Written task - Copy each line that holds "this".

[BEGIN Extracted data]

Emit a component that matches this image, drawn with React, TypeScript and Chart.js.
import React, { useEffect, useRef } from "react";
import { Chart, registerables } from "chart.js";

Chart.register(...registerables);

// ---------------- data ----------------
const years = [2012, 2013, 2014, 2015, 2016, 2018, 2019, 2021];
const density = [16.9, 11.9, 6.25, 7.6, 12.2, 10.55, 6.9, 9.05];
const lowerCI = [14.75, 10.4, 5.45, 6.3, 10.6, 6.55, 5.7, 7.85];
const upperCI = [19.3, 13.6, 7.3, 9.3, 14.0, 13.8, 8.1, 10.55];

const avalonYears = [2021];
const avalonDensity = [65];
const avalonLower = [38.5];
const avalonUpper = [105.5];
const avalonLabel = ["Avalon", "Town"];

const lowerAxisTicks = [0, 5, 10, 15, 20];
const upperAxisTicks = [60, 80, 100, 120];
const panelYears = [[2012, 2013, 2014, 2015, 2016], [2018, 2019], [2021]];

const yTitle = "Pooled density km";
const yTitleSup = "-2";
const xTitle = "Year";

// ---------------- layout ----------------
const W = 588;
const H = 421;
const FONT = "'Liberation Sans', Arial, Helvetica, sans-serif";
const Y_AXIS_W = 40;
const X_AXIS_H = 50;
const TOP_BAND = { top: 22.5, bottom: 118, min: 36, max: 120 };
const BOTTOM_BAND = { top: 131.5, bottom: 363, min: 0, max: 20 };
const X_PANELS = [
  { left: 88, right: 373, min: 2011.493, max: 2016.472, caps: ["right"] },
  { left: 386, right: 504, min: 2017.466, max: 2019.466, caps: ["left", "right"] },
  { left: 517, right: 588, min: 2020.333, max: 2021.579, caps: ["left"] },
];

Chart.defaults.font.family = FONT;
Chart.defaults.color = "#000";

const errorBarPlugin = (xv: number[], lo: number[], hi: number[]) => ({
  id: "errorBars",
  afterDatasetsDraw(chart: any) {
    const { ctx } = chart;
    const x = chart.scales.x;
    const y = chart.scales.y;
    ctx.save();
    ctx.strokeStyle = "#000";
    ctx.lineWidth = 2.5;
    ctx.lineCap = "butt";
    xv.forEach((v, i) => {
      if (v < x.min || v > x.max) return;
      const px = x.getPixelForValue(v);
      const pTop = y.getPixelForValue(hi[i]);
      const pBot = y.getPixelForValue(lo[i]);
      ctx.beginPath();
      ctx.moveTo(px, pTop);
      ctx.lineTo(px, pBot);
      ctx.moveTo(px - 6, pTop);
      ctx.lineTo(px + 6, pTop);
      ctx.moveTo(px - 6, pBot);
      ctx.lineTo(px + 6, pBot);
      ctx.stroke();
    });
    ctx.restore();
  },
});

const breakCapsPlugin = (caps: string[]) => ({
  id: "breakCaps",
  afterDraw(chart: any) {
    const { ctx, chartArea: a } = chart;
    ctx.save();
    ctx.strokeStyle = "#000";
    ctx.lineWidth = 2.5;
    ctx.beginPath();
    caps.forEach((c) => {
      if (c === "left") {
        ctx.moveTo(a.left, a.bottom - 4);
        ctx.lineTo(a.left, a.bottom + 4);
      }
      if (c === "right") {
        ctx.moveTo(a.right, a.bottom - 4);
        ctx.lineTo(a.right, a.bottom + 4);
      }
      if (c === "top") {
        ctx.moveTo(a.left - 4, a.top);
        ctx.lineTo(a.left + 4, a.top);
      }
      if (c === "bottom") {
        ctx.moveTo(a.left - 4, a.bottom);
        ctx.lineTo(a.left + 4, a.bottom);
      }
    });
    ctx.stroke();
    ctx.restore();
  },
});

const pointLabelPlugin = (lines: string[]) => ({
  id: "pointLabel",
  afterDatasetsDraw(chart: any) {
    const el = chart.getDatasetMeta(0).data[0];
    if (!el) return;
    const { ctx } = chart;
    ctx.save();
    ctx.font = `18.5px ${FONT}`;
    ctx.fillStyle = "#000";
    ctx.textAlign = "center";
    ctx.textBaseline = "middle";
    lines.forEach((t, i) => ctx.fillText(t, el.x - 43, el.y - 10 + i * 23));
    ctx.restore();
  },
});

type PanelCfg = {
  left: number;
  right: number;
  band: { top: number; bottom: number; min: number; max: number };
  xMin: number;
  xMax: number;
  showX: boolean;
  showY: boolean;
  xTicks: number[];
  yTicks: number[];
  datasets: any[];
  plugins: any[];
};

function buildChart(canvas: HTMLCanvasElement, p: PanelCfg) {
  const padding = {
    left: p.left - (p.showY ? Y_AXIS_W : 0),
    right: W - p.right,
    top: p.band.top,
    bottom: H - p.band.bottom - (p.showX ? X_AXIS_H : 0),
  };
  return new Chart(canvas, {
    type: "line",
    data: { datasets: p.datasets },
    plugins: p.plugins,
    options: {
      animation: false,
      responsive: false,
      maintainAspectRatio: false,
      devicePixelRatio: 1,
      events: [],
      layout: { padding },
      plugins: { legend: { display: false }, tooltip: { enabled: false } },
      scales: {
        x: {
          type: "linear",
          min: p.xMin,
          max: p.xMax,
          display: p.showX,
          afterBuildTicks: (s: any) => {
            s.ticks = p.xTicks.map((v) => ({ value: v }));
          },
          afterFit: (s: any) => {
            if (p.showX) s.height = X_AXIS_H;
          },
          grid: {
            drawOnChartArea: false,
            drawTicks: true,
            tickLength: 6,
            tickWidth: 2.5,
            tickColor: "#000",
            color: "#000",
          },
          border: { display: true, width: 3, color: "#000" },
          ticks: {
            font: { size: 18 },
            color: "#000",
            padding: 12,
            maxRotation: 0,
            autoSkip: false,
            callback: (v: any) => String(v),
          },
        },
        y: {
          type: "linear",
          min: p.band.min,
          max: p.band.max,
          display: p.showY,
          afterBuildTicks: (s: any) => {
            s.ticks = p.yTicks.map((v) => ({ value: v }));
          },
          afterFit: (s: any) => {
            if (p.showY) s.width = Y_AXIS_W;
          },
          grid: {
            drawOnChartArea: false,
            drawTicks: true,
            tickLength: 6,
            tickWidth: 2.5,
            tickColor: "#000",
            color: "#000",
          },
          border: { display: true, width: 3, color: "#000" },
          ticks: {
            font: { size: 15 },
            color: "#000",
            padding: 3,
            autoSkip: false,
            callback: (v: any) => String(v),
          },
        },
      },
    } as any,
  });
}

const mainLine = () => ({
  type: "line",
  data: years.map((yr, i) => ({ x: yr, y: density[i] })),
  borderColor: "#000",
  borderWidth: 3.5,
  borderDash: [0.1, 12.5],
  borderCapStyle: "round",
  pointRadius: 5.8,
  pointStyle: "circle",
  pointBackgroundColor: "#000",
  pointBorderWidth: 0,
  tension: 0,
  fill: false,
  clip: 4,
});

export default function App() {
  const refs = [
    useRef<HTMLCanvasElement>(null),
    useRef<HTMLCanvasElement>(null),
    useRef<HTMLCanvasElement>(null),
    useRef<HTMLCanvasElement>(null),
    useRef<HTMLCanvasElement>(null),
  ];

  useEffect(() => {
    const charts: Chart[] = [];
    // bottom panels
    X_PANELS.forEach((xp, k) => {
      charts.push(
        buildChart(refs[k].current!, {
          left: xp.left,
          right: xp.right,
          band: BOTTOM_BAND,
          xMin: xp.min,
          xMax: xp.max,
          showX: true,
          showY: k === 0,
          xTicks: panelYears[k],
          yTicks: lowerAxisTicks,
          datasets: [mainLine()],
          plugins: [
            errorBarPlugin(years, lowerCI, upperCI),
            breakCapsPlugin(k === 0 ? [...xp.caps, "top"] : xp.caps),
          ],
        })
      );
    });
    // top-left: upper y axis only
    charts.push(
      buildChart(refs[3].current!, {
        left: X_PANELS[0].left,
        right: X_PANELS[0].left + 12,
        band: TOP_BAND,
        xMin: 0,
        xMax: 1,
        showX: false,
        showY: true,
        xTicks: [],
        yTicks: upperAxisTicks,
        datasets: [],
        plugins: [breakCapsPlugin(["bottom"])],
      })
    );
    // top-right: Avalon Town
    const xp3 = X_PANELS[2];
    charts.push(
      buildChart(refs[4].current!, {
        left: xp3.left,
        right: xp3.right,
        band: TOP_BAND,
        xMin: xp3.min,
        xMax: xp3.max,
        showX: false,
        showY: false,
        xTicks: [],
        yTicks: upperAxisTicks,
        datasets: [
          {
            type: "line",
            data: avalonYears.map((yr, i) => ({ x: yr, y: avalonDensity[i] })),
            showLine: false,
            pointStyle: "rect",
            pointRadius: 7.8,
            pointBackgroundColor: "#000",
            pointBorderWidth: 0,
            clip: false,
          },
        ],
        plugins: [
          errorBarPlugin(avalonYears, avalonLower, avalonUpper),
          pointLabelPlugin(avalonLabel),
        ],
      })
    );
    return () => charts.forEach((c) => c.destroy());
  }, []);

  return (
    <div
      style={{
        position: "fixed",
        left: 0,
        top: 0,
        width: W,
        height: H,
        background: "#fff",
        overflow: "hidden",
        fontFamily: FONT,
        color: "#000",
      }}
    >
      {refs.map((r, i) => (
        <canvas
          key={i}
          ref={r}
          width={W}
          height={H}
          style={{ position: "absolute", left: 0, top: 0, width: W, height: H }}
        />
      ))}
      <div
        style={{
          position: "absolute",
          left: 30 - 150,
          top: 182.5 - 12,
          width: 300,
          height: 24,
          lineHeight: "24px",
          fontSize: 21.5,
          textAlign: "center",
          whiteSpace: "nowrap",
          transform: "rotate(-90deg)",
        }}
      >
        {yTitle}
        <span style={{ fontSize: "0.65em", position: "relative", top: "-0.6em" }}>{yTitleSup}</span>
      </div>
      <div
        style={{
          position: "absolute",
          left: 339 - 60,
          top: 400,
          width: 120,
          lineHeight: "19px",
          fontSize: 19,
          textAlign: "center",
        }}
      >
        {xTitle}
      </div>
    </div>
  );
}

[END Extracted data]
[BEGIN Extracted data]

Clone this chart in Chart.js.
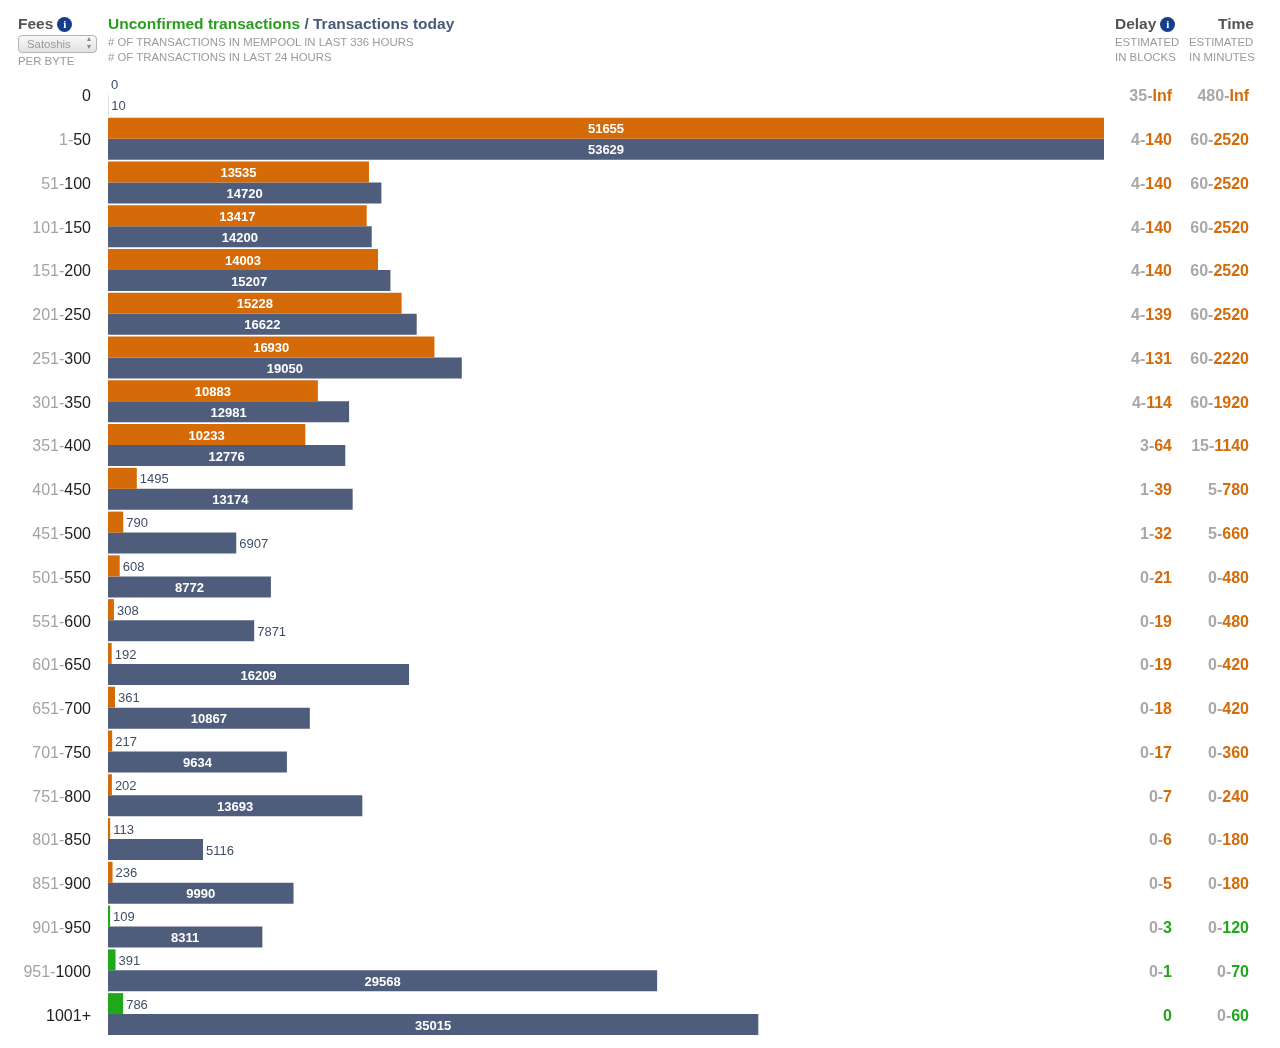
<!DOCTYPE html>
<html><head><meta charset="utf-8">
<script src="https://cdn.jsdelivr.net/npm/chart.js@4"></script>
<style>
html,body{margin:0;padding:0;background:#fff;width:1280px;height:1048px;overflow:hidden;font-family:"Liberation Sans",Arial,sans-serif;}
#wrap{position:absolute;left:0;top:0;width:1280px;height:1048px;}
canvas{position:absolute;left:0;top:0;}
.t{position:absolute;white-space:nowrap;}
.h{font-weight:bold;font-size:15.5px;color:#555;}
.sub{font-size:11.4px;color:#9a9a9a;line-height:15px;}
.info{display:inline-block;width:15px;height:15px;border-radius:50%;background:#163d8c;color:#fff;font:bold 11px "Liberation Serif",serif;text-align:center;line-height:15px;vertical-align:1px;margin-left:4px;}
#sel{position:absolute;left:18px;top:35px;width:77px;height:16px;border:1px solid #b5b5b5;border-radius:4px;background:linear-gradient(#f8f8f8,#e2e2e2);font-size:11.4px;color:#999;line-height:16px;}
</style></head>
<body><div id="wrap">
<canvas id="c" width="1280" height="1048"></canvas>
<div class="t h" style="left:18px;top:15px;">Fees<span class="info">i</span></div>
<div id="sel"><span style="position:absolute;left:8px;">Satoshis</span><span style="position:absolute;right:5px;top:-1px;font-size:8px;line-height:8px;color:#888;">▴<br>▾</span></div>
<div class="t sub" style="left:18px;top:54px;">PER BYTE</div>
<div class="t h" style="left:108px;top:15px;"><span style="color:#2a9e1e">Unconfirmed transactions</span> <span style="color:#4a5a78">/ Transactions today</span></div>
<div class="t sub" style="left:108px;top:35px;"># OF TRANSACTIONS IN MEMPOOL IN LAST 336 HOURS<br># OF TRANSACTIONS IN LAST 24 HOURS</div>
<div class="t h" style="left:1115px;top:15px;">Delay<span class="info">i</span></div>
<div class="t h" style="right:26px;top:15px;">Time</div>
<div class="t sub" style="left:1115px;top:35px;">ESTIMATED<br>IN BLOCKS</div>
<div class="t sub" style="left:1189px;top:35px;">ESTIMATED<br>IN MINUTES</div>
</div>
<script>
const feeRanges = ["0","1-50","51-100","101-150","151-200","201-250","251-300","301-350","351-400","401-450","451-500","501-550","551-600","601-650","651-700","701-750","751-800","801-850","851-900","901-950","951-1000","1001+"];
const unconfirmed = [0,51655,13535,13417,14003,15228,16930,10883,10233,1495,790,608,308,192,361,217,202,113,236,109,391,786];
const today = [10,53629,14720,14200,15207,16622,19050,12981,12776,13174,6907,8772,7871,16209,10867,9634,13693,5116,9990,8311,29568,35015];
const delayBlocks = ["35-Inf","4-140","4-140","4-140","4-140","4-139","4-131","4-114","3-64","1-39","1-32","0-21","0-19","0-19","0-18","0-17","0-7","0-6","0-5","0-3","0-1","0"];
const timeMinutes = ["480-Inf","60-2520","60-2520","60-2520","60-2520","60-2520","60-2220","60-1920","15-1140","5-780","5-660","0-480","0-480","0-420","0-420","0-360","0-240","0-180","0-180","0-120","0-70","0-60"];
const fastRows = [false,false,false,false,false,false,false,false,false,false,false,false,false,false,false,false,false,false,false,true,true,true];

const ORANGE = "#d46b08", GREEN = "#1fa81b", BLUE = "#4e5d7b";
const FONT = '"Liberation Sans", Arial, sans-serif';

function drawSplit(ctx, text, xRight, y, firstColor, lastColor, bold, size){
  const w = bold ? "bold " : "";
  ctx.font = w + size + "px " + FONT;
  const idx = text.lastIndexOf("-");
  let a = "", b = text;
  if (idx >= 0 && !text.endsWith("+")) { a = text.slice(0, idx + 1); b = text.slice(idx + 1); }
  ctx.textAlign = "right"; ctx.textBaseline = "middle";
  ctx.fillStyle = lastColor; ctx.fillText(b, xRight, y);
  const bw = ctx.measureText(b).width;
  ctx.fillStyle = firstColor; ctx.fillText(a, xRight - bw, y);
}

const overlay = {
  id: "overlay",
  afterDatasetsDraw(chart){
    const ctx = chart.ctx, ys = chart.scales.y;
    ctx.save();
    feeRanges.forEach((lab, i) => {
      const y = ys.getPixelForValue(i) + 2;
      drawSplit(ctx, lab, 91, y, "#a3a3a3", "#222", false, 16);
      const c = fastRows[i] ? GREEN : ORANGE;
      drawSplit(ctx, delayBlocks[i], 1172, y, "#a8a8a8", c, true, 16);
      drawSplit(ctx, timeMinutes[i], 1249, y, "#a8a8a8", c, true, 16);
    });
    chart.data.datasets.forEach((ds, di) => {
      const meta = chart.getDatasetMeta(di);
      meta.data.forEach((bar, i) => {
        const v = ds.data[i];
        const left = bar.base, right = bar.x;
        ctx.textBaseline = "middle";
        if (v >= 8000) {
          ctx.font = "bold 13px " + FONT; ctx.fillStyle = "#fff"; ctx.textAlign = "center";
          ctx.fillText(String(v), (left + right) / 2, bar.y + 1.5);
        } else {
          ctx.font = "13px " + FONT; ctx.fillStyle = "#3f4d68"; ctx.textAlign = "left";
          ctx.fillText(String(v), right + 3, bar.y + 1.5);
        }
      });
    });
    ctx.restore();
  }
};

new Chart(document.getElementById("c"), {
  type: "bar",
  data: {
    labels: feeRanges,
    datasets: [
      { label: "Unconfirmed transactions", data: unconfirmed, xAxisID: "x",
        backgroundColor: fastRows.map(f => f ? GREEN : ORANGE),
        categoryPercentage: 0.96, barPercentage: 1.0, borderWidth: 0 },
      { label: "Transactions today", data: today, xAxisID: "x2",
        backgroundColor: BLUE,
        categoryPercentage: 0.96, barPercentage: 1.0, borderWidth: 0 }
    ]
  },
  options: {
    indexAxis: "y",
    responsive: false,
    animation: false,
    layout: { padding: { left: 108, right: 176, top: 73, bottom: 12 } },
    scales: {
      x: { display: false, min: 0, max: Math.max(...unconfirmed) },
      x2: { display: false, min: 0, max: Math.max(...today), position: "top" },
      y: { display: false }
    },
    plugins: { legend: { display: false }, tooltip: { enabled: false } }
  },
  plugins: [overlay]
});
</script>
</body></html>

[END Extracted data]

Answer for the task -
Emit a component that matches this image, drawn with React, TypeScript and Chart.js.
Clone this chart in Chart.js.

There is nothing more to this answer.